:: SET EXERCISE ::
Leave out all pictures. Return exactly the lines from the top of the material through the line containing "const titleText = '中学校\u3000国語';".

[START OF SUPPLIED DATA]

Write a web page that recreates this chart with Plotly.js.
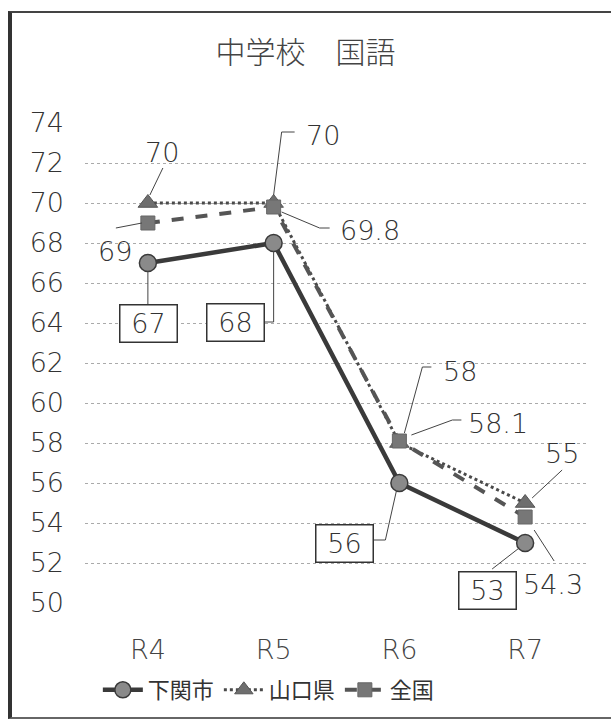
<!DOCTYPE html>
<html>
<head>
<meta charset="utf-8">
<script src="https://cdn.plot.ly/plotly-3.0.1.min.js"></script>
<style>
  html, body { margin: 0; padding: 0; background: #fff; }
  #wrap { position: relative; width: 611px; height: 722px; overflow: hidden; }
  #chart { position: absolute; left: 0; top: 0; width: 611px; height: 722px; }
  #frame { position: absolute; left: 8px; top: 11px; width: 620px; height: 704px;
           border-top: 2px solid #444; border-bottom: 2px solid #666;
           border-left: 4px solid #333; pointer-events: none; }
</style>
</head>
<body>
<div id="wrap">
  <div id="chart"></div>
  <div id="frame"></div>
</div>
<script>
// ---- data ----
const categories = ['R4', 'R5', 'R6', 'R7'];
const seriesNames = ['下関市', '山口県', '全国'];
const shimonoseki = [67, 68, 56, 53];
const yamaguchi = [70, 70, 58, 55];
const zenkoku = [69, 69.8, 58.1, 54.3];
const yTicks = [50, 52, 54, 56, 58, 60, 62, 64, 66, 68, 70, 72, 74];
const titleText = '中学校\u3000国語';

// ---- label placement (screen pixel offsets from each point, y down; style only) ----
const offShimo = [[1, 60], [-38, 79], [-55, 60], [-38, 47]];
const leadShimo = [
  [[0, 8], [0, 42]],
  [[0, 8], [0, 79], [-9, 79]],
  [[-3, 8], [-14, 57], [-26, 57]],
  [[-6, 5], [-33, 26]]
];
const offYama = [[14, -51], [49, -68], [61, -72], [37, -50]];
const leadYama = [
  [[2, -8], [15, -35]],
  [[0, -8], [8, -71], [21, -71]],
  [[5, -10], [23, -76], [32, -76]],
  [[7, -5], [37, -33]]
];
const offZen = [[-33, 28], [96, 23], [99, -18], [28, 67]];
const leadZen = [
  [[-6, 0], [-32, 5]],
  [[8, 5], [46, 21], [56, 21]],
  [[12, -6], [53, -21], [62, -21]],
  [[9, 13], [29, 44]]
];

const numFamily = 'DejaVu Sans, sans-serif';
const numFont = { family: numFamily, size: 27, color: '#333', weight: 200 };

const traces = [
  {
    name: seriesNames[0], x: categories, y: shimonoseki, type: 'scatter', mode: 'lines+markers',
    line: { color: '#3a3a3a', width: 4.5 },
    marker: { symbol: 'circle', size: 17, color: '#8a8a8a', line: { color: '#3a3a3a', width: 1.5 } }
  },
  {
    name: seriesNames[1], x: categories, y: yamaguchi, type: 'scatter', mode: 'lines+markers',
    line: { color: '#4a4a4a', width: 3, dash: 'dot' },
    marker: { symbol: 'triangle-up', size: 17, color: '#6e6e6e', line: { color: '#555', width: 1 } }
  },
  {
    name: seriesNames[2], x: categories, y: zenkoku, type: 'scatter', mode: 'lines+markers',
    line: { color: '#555', width: 4, dash: 'dash' },
    marker: { symbol: 'square', size: 14, color: '#777', line: { color: '#666', width: 1 } }
  }
];

const annotations = [];
const shapes = [];
function addLabels(vals, offs, leads, boxed) {
  vals.forEach((v, i) => {
    annotations.push({
      x: i, y: v, xref: 'x', yref: 'y',
      text: String(v), showarrow: false,
      xshift: offs[i][0], yshift: -offs[i][1],
      xanchor: 'center', yanchor: 'middle',
      font: numFont,
      width: boxed ? 50 : undefined, height: boxed ? 30 : undefined,
      bordercolor: boxed ? '#333' : 'rgba(0,0,0,0)', borderwidth: boxed ? 1.5 : 0, borderpad: 3,
      bgcolor: boxed ? '#fff' : 'rgba(0,0,0,0)'
    });
    const pts = leads[i];
    const path = pts.map((p, k) => (k === 0 ? 'M' : 'L') + p[0] + ',' + (-p[1])).join(' ');
    shapes.push({
      type: 'path', xref: 'x', yref: 'y', xsizemode: 'pixel', ysizemode: 'pixel',
      xanchor: i, yanchor: v, path: path,
      line: { color: '#444', width: 1 }, layer: 'above'
    });
  });
}
addLabels(shimonoseki, offShimo, leadShimo, true);
addLabels(yamaguchi, offYama, leadYama, false);
addLabels(zenkoku, offZen, leadZen, false);

const layout = {
  width: 611, height: 722,
  margin: { l: 85, r: 23, t: 123, b: 119 },
  paper_bgcolor: '#fff', plot_bgcolor: '#fff',
  showlegend: true,
  title: {
    text: titleText, x: 0.5, xanchor: 'center', xref: 'container',
    y: 1 - 52 / 722, yref: 'container', yanchor: 'middle',
    font: { family: 'Noto Sans CJK JP, sans-serif', size: 30, color: '#444', weight: 300 }
  },
  xaxis: {
    type: 'category', range: [-0.5, 3.5], showgrid: false, zeroline: false, showline: false,
    ticks: '', ticklabelstandoff: 28,
    tickfont: { family: numFamily, size: 27, color: '#444', weight: 200 }
  },
  yaxis: {
    range: [50, 74], tickvals: yTicks, ticktext: yTicks.map(String),
    showgrid: true, gridcolor: '#aaa', gridwidth: 1, griddash: 'dot',
    zeroline: false, showline: false, ticks: '', ticklabelstandoff: 20,
    tickfont: { family: numFamily, size: 27, color: '#333', weight: 200 }
  },
  legend: {
    orientation: 'h', x: 0.44, xanchor: 'center', xref: 'container',
    y: 1 - 690 / 722, yref: 'container', yanchor: 'middle',
    font: { family: 'Noto Sans CJK JP, sans-serif', size: 22, color: '#333' },
    itemwidth: 40, tracegroupgap: 0
  },
  annotations: annotations,
  shapes: shapes
};

Plotly.newPlot('chart', traces, layout, { displayModeBar: false, staticPlot: true });
</script>
</body>
</html>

[END OF SUPPLIED DATA]

:: SOLUTION TO THIS PROBLEM ::
Write a web page that recreates this chart with Plotly.js.
<!DOCTYPE html>
<html>
<head>
<meta charset="utf-8">
<script src="https://cdn.plot.ly/plotly-3.0.1.min.js"></script>
<style>
  html, body { margin: 0; padding: 0; background: #fff; }
  #wrap { position: relative; width: 611px; height: 722px; overflow: hidden; }
  #chart { position: absolute; left: 0; top: 0; width: 611px; height: 722px; }
  #frame { position: absolute; left: 8px; top: 11px; width: 620px; height: 704px;
           border-top: 2px solid #444; border-bottom: 2px solid #666;
           border-left: 4px solid #333; pointer-events: none; }
</style>
</head>
<body>
<div id="wrap">
  <div id="chart"></div>
  <div id="frame"></div>
</div>
<script>
// ---- data ----
const categories = ['R4', 'R5', 'R6', 'R7'];
const seriesNames = ['下関市', '山口県', '全国'];
const shimonoseki = [67, 68, 56, 53];
const yamaguchi = [70, 70, 58, 55];
const zenkoku = [69, 69.8, 58.1, 54.3];
const yTicks = [50, 52, 54, 56, 58, 60, 62, 64, 66, 68, 70, 72, 74];
const titleText = '中学校\u3000国語';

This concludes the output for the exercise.